History of the India Gate
Commissioned as part of the Imperial War Graves Commission to remember the 70,000 soldiers from the British Indian Army who lost their lives during the First World War, the foundation stone for the memorial was laid in February 1921, by the visiting Duke of Connaught.
Designed by the architect Sir Edwin Lutyens, who had worked extensively both in New Delhi and on war memorials in Europe, it has been described by some as a reworking of the Arc de Triomphe in Paris. It is 138 foot tall and 38 meet wide, built on a base of red Bharatpur stone.
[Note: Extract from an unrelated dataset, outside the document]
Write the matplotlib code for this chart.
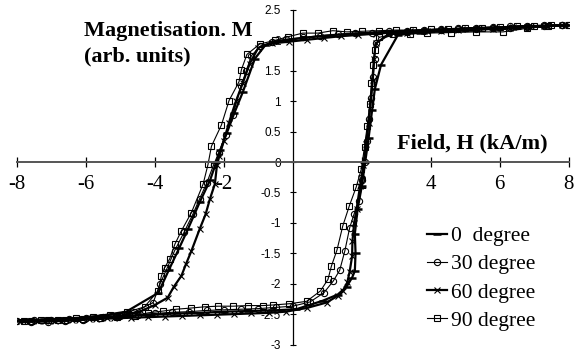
import matplotlib
matplotlib.use("Agg")
import matplotlib.pyplot as plt
import numpy as np

# field H (kA/m) and magnetisation M, down branch (+8 -> -8) then up branch (-8 -> +8)
h_0_down = [8.0, 7.3, 6.6, 5.9, 5.2, 4.5, 3.8, 3.1, 2.4, 1.7, 1.0, 0.3, -0.4, -0.8, -1.1, -1.45,
            -1.7, -1.92, -2.1, -2.22, -2.4, -2.7, -3.04, -3.3, -3.6, -3.9, -4.83, -5.5, -6.2, -6.9, -7.6, -8.0]
m_0_down = [2.25, 2.24, 2.23, 2.21, 2.2, 2.18, 2.17, 2.15, 2.13, 2.11, 2.08, 2.04, 1.99, 1.92, 1.7, 1.15,
            0.8, 0.47, 0.2, 0.0, -0.3, -0.66, -1.1, -1.42, -1.78, -2.15, -2.46, -2.52, -2.56, -2.58, -2.6, -2.61]
h_0_up = [-7.6, -6.9, -6.2, -5.5, -4.8, -4.1, -3.4, -2.7, -2.0, -1.3, -0.6, 0.1, 0.87, 1.3, 1.56, 1.72, 1.80,
          1.82, 1.80, 1.88, 2.0, 2.1, 2.2, 2.3, 2.38, 2.56, 3.05, 3.7, 4.4, 5.1, 5.8, 6.5, 7.2, 7.9]
m_0_up = [-2.6, -2.59, -2.57, -2.55, -2.53, -2.51, -2.49, -2.48, -2.46, -2.45, -2.44, -2.42, -2.28, -2.18, -2.05,
          -1.9, -1.79, -1.5, -1.18, -0.77, -0.4, 0.0, 0.4, 0.85, 1.2, 1.6, 2.09, 2.13, 2.15, 2.17, 2.19, 2.21, 2.23, 2.25]

h_30_down = [7.8, 7.3, 6.8, 6.3, 5.8, 5.3, 4.8, 4.3, 3.8, 3.3, 2.8, 2.3, 1.8, 1.3, 0.8, 0.3, -0.2, -0.6, -0.95,
             -1.2, -1.35, -1.5, -1.74, -1.95, -2.15, -2.3, -2.5, -2.7, -2.9, -3.15, -3.43, -3.65, -3.85, -4.05,
             -4.6, -5.1, -5.6, -6.1, -6.6, -7.1, -7.6, -8.0]
m_30_down = [2.26, 2.25, 2.24, 2.23, 2.22, 2.21, 2.2, 2.19, 2.17, 2.16, 2.15, 2.13, 2.12, 2.1, 2.08, 2.05, 2.02,
             1.98, 1.9, 1.75, 1.5, 1.25, 0.77, 0.45, 0.15, -0.05, -0.35, -0.6, -0.86, -1.15, -1.46, -1.75, -2.0,
             -2.31, -2.47, -2.53, -2.57, -2.6, -2.62, -2.63, -2.63, -2.62]
h_30_up = [-7.5, -7.0, -6.5, -6.0, -5.5, -5.0, -4.5, -4.0, -3.5, -3.0, -2.5, -2.0, -1.5, -1.0, -0.5, 0.0, 0.5,
           0.9, 1.17, 1.36, 1.51, 1.65, 1.78, 1.93, 2.02, 2.08, 2.15, 2.22, 2.28, 2.33, 2.37, 2.4, 2.8, 3.3, 3.8,
           4.3, 4.8, 5.3, 5.8, 6.3, 6.8, 7.3, 7.8]
m_30_up = [-2.6, -2.59, -2.58, -2.56, -2.55, -2.53, -2.51, -2.49, -2.47, -2.46, -2.44, -2.43, -2.42, -2.41, -2.39,
           -2.37, -2.3, -2.15, -1.96, -1.78, -1.46, -1.08, -0.85, -0.64, -0.3, 0.0, 0.35, 0.7, 1.05, 1.4, 1.7, 1.95,
           2.12, 2.14, 2.16, 2.17, 2.18, 2.19, 2.2, 2.21, 2.22, 2.23, 2.25]

h_60_down = [7.9, 7.4, 6.9, 6.4, 5.9, 5.4, 4.9, 4.4, 3.9, 3.4, 2.9, 2.4, 1.9, 1.4, 0.9, 0.4, -0.1, -0.6, -1.0,
             -1.25, -1.45, -1.65, -1.85, -2.0, -2.13, -2.2, -2.26, -2.4, -2.53, -2.7, -2.94, -3.1, -3.23, -3.45,
             -3.63, -4.0, -4.4, -4.9, -5.4, -5.9, -6.4, -6.9, -7.4, -7.9]
m_60_down = [2.25, 2.24, 2.23, 2.22, 2.21, 2.2, 2.19, 2.18, 2.16, 2.15, 2.13, 2.11, 2.09, 2.07, 2.04, 2.01, 1.98,
             1.95, 1.88, 1.62, 1.3, 1.0, 0.65, 0.35, 0.1, -0.05, -0.36, -0.6, -0.86, -1.1, -1.46, -1.68, -1.87,
             -2.05, -2.23, -2.35, -2.45, -2.52, -2.56, -2.58, -2.6, -2.61, -2.62, -2.62]
h_60_up = [-7.7, -7.2, -6.7, -6.2, -5.7, -5.2, -4.7, -4.2, -3.7, -3.2, -2.7, -2.2, -1.7, -1.2, -0.7, -0.2, 0.4,
           0.98, 1.3, 1.46, 1.58, 1.65, 1.72, 1.73, 1.78, 1.85, 1.95, 2.05, 2.12, 2.2, 2.26, 2.32, 2.36, 2.4, 2.8,
           3.3, 3.8, 4.3, 4.8, 5.3, 5.8, 6.3, 6.8, 7.3, 7.8]
m_60_up = [-2.62, -2.61, -2.6, -2.59, -2.58, -2.57, -2.56, -2.55, -2.54, -2.53, -2.52, -2.51, -2.5, -2.49, -2.48,
           -2.46, -2.4, -2.31, -2.2, -2.12, -1.98, -1.8, -1.55, -1.3, -1.0, -0.77, -0.4, -0.05, 0.3, 0.65, 1.0,
           1.35, 1.7, 1.95, 2.1, 2.13, 2.15, 2.16, 2.17, 2.18, 2.19, 2.2, 2.22, 2.23, 2.25]

h_90_down = [8.0, 7.5, 7.0, 6.5, 6.0, 5.5, 5.0, 4.5, 4.0, 3.5, 3.0, 2.5, 2.0, 1.57, 1.16, 0.73, 0.29, -0.14,
             -0.52, -0.96, -1.33, -1.49, -1.56, -1.85, -2.07, -2.36, -2.46, -2.6, -2.94, -3.23, -3.42, -3.57,
             -3.72, -3.81, -3.91, -4.3, -4.8, -5.3, -5.8, -6.3, -6.8, -7.3, -7.8]
m_90_down = [2.26, 2.25, 2.24, 2.23, 2.22, 2.21, 2.2, 2.19, 2.18, 2.17, 2.17, 2.16, 2.15, 2.14, 2.16, 2.12, 2.12,
             2.06, 2.0, 1.94, 1.77, 1.52, 1.32, 1.01, 0.61, 0.26, -0.04, -0.36, -0.83, -1.13, -1.35, -1.59,
             -1.74, -1.87, -2.12, -2.38, -2.47, -2.52, -2.55, -2.57, -2.59, -2.6, -2.61]
h_90_up = [-7.6, -7.1, -6.6, -6.1, -5.6, -5.1, -4.59, -4.2, -3.76, -3.38, -2.94, -2.55, -2.17, -1.73, -1.3, -0.86,
           -0.57, -0.1, 0.40, 0.80, 1.02, 1.12, 1.28, 1.45, 1.64, 1.84, 1.99, 2.08, 2.16, 2.23, 2.28, 2.33, 2.38,
           2.5, 2.9, 3.4, 3.9, 4.6, 5.3, 6.1, 6.8, 7.4, 8.0]
m_90_up = [-2.61, -2.6, -2.59, -2.58, -2.56, -2.55, -2.53, -2.48, -2.45, -2.42, -2.40, -2.38, -2.37, -2.37, -2.36,
           -2.36, -2.35, -2.33, -2.29, -2.12, -1.93, -1.71, -1.45, -1.05, -0.72, -0.41, -0.11, 0.25, 0.6, 0.95,
           1.3, 1.6, 1.85, 2.05, 2.1, 2.11, 2.12, 2.13, 2.14, 2.14, 2.2, 2.23, 2.26]

x_ticks = [-8, -6, -4, -2, 2, 4, 6, 8]
y_ticks = [-3, -2.5, -2, -1.5, -1, -0.5, 0, 0.5, 1, 1.5, 2, 2.5]
y_ticklabels = ["-3", "-2.5", "-2", "-1.5", "-1", "-0.5", "0", "0.5", "1", "1.5", "2", "2.5"]

serif = "Liberation Serif"
sans = "Liberation Sans"

fig = plt.figure(figsize=(5.76, 3.54), dpi=100)
ax = fig.add_axes([17 / 576, 1 - 344.5 / 354, 551.6 / 576, 334.5 / 354])

series = [
    (h_0_down + h_0_up, m_0_down + m_0_up, "_", 1.6, 6, "0  degree"),
    (h_30_down + h_30_up, m_30_down + m_30_up, "o", 0.8, 4.5, "30 degree"),
    (h_60_down + h_60_up, m_60_down + m_60_up, "x", 1.6, 4.5, "60 degree"),
    (h_90_down + h_90_up, m_90_down + m_90_up, "s", 0.8, 5, "90 degree"),
]
for h, m, mk, lw, ms, lab in series:
    ax.plot(h, m, color="black", lw=lw, marker=mk, ms=ms, mfc="none", mec="black",
            mew=0.8 if mk != "_" else 1.8, label=lab)

ax.set_xlim(-8, 8)
ax.set_ylim(-3, 2.5)

ax.spines["left"].set_position(("data", 0))
ax.spines["bottom"].set_position(("data", 0))
ax.spines["top"].set_visible(False)
ax.spines["right"].set_visible(False)
ax.spines["bottom"].set_color("#555555")
ax.spines["bottom"].set_linewidth(1.4)
ax.spines["left"].set_linewidth(0.9)

ax.set_xticks(x_ticks)
ax.set_xticklabels([str(t) for t in x_ticks], fontfamily=serif, fontsize=15)
ax.tick_params(axis="x", direction="inout", length=7, width=0.9, pad=6, color="black")
ax.set_yticks(y_ticks)
ax.set_yticklabels(y_ticklabels, fontfamily=sans, fontsize=8.5)
ax.tick_params(axis="y", direction="inout", length=5, width=0.8, pad=6)

fig.text(84 / 576, 1 - 36 / 354, "Magnetisation. M", fontfamily=serif, fontweight="bold",
         fontsize=16, va="baseline", ha="left")
fig.text(84 / 576, 1 - 61.7 / 354, "(arb. units)", fontfamily=serif, fontweight="bold",
         fontsize=16, va="baseline", ha="left")
fig.text(397 / 576, 1 - 148.3 / 354, "Field, H (kA/m)", fontfamily=serif, fontweight="bold",
         fontsize=16, va="baseline", ha="left")

leg = ax.legend(loc="upper left", bbox_to_anchor=(427 / 576, 1 - 226 / 354),
                bbox_transform=fig.transFigure, frameon=False, prop={"family": serif, "size": 15.5},
                handlelength=0.95, handletextpad=0.15, labelspacing=0.38, borderpad=0, borderaxespad=0)

fig.savefig("out.png", dpi=100)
In 1931, the memorial was inaugurated by Lord Irwin, and remains an important focal point in the city today. It is often used as a focal point for contemporary protests, and several have started at the India Gate in recent years.
India Gate today
The India Gate today is at the centre of a large roundabout: cars can no longer pass under the gate, but instead go round it. It remains one of Delhi’s most visited tourist attractions, and there are plenty of street hawkers around selling their wares. It’s illuminated every evening between 19:00 and 21:30, which many visitors enjoy seeing.
The names of 13,218 war dead are inscribed on the memorial, although it’s difficult to see them today as access to the memorial itself is restricted due to security concerns. The full list of names can be found online however.
Under the gate you might spot Amar Jawan Jyoti, otherwise known as the flame of the immortal soldier. This was added in 1971 to commemorate the Indian soldiers martyred during the liberation of Bangladesh. Wreaths are placed there every Republic Day, Infantry Day and Vijay Diwas.
Getting to the India Gate
India Gate is at the heart of Lutyens’ New Delhi and remains a focal point in the city. It’s not desperately close to any of Delhi’s other major tourist attractions, although it does remain a popular area for visitors to stay. It’s easiest to get a tuk-tuk there, although beware extortionate prices being quoted when you try and make your way onwards!
With a history dating back to the 10th century, and the 3rd largest city in the world today, Delhi remains a popular starting or finishing point for travellers exploring Northern India. Beyond the chaos and the smog, Delhi is crammed with rich and varied historic sites which help tell the story of this remarkable city.